Una barca può aiutare
a ricostruire l’equilibrio

«Se vuoi costruire una barca - dice Antoine Saint Exupéry nella «Cittadella», raccolta di riflessioni e pensieri - non radunare uomini per tagliare legna, dividere i compiti e impartire ordini, ma insegna loro la nostalgia per il mare vasto e infinito».

C’è coraggio e magia nell’intraprendere un’impresa del genere: creare con le proprie mani un mezzo che possa solcare le acque e inseguire nuovi orizzonti. Ne svela la forte componente simbolica «L’arte di costruire una barca» (De Agostini) di Jonathan Gornall, un coinvolgente racconto autobiografico che parla d’amore e di libertà. A ispirarlo, poco dopo la nascita di Phoebe, la figlia dello scrittore, è la copertina di un libro di Rudyard Kipling. Jonathan, che in due occasioni ha tentato di attraversare l’Atlantico a remi, mette alla prova se stesso, supera i suoi limiti e alla fine riesce a realizzare un’imbarcazione vera, per compiere poi con Phoebe, a 5 anni, la circumnavigazione dell’isola di Horsey.

È il lavoro fisico a sanare le ferite dell’anima e a restituire speranza anche nel romanzo di Daniel Gumbiner «Il costruttore di barche» (Lindau). Il protagonista Eli dopo un grave incidente e un trauma cranico diventa dipendente dai farmaci per alleviare il mal di testa. A cambiargli la vita è l’incontro con Alejandro, silenzioso costruttore di barche: una storia di amicizia e di rinascita.

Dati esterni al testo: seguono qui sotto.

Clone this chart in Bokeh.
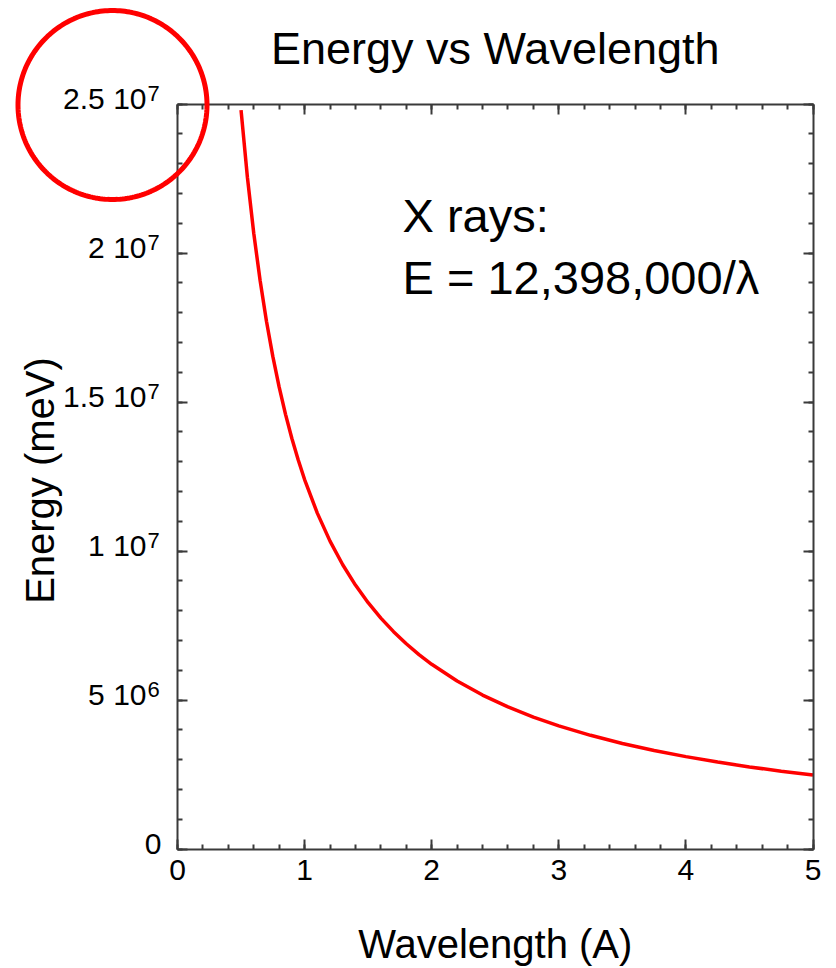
import numpy as np
from bokeh.plotting import figure
from bokeh.models import (Range1d, LinearAxis, SingleIntervalTicker, Label,
                          PolyAnnotation, CustomJSTickFormatter)
from bokeh.embed import file_html
from bokeh.resources import INLINE

# ---- data ----
wavelength = [0.50, 0.55, 0.60, 0.65, 0.70, 0.75, 0.80, 0.85, 0.90, 0.95,
              1.00, 1.10, 1.20, 1.30, 1.40, 1.50, 1.60, 1.70, 1.80, 1.90,
              2.00, 2.20, 2.40, 2.60, 2.80, 3.00, 3.25, 3.50, 3.75, 4.00,
              4.25, 4.50, 4.75, 5.00]
energy = [24.796e6, 22.542e6, 20.663e6, 19.074e6, 17.711e6, 16.531e6,
          15.498e6, 14.586e6, 13.776e6, 13.051e6, 12.398e6, 11.271e6,
          10.332e6, 9.537e6, 8.856e6, 8.265e6, 7.749e6, 7.293e6, 6.888e6,
          6.525e6, 6.199e6, 5.635e6, 5.166e6, 4.768e6, 4.428e6, 4.133e6,
          3.815e6, 3.542e6, 3.306e6, 3.100e6, 2.917e6, 2.755e6, 2.610e6,
          2.480e6]
x_min, x_max = 0, 5
y_min, y_max = 0, 2.5e7
y_tick_values = [0, 5e6, 1e7, 1.5e7, 2e7, 2.5e7]
y_tick_mantissa = ["0", "5 10", "1 10", "1.5 10", "2 10", "2.5 10"]
y_tick_exponent = ["", "6", "7", "7", "7", "7"]
title_text = "Energy vs Wavelength"
x_label = "Wavelength (A)"
y_label = "Energy (meV)"
note_lines = ["X rays:", "E = 12,398,000/\u03bb"]

# ---- layout (pixels) ----
W, H = 836, 968
BOX_L, BOX_R, BOX_T, BOX_B = 177, 812.5, 103.5, 848.5
FONT = "Liberation Sans"
AXC = "#3a3a3a"
BASE_SHIFT = 0.385   # em correction for the alphabetic anchor

ppx = (BOX_R - BOX_L) / (x_max - x_min)     # px per x unit
ppy = (BOX_B - BOX_T) / (y_max - y_min)     # px per y unit
xr = Range1d(x_min - BOX_L / ppx, x_max + (W - BOX_R) / ppx)
yr_ = Range1d(y_min - (H - BOX_B) / ppy, y_max + BOX_T / ppy)

p = figure(width=W, height=H, output_backend="svg", toolbar_location=None,
           x_range=xr, y_range=yr_, min_border=0,
           x_axis_location=None, y_axis_location=None)
p.grid.visible = False
p.outline_line_color = None
p.background_fill_color = "white"
p.border_fill_color = "white"

empty = CustomJSTickFormatter(code="return ''")

def make_axis(interval, loc, bounds, labels):
    ax = LinearAxis(fixed_location=loc, bounds=bounds)
    ax.ticker = SingleIntervalTicker(interval=interval, num_minor_ticks=5)
    ax.axis_line_color = AXC
    ax.axis_line_width = 2
    ax.major_tick_line_color = AXC
    ax.major_tick_line_width = 2
    ax.minor_tick_line_color = AXC
    ax.minor_tick_line_width = 2
    ax.major_tick_in = 10
    ax.major_tick_out = 0
    ax.minor_tick_in = 5
    ax.minor_tick_out = 0
    if labels:
        ax.major_label_text_font = FONT
        ax.major_label_text_font_size = "30px"
        ax.major_label_text_color = "black"
        ax.major_label_standoff = 11
    else:
        ax.formatter = empty
        ax.major_label_standoff = 0
    return ax

p.add_layout(make_axis(1, y_min, (x_min, x_max), True), "below")
p.add_layout(make_axis(1, y_max, (x_min, x_max), False), "above")
p.add_layout(make_axis(5e6, x_min, (y_min, y_max), False), "left")
p.add_layout(make_axis(5e6, x_max, (y_min, y_max), False), "right")

# curve
p.line(wavelength, energy, line_color="#ff0000", line_width=3.5)

def lab(x, y, text, size, xo=0, yo=0, align="left", rotated=False):
    fs = float(size)
    if rotated:
        xo -= BASE_SHIFT * fs
    else:
        yo += BASE_SHIFT * fs
    p.add_layout(Label(x=x, y=y, x_offset=xo, y_offset=yo, text=text,
                       text_align=align, text_baseline="alphabetic",
                       text_font=FONT, text_font_size=f"{size}px",
                       text_color="black",
                       angle=(np.pi / 2 if rotated else 0.0)))

# y tick labels with superscript exponents
for v, m, e in zip(y_tick_values, y_tick_mantissa, y_tick_exponent):
    if e:
        lab(x_min, v, m, 30, xo=-31, yo=-6.5, align="right")
        lab(x_min, v, e, 22, xo=-30, yo=2.5, align="left")
    else:
        lab(x_min, v, m, 30, xo=-16, yo=-7, align="right")

# title, axis titles, note
lab((x_min + x_max) / 2, y_max, title_text, 45, yo=38.5, align="center")
lab((x_min + x_max) / 2, y_min, x_label, 40, yo=-110, align="center")
lab(x_min, (y_min + y_max) / 2, y_label, 40, xo=-122, yo=-4,
    align="center", rotated=True)
for i, line in enumerate(note_lines):
    lab(x_min, y_max, line, 47, xo=225, yo=-129.5 - 62 * i)

# red highlight circle around the top-left tick label (pixel geometry)
cx_px, cy_px, r_px = 112, 104.5, 94.5
t = np.linspace(0, 2 * np.pi, 241)
circ_x = list(x_min + (cx_px + r_px * np.cos(t) - BOX_L) / ppx)
circ_y = list(y_min + (BOX_B - (cy_px + r_px * np.sin(t))) / ppy)
p.add_layout(PolyAnnotation(xs=circ_x, ys=circ_y, xs_units="data", ys_units="data",
                            fill_alpha=0, fill_color=None, line_color="#ff0000",
                            line_alpha=1.0, line_width=5))

open("out.html", "w").write(file_html(p, INLINE))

Suggestivo e dall’atmosfera fiabesca, infine, il «Diario di bordo» (Mondadori) di Capitano Angelo Magnano. Ci sono momenti, nella vita in cui la paura spinge a mantenere le barche ancorate in porto, ma «solo navigando - scrive -, con fiducia e coraggio, puoi scoprire cose nuove di te e del mondo».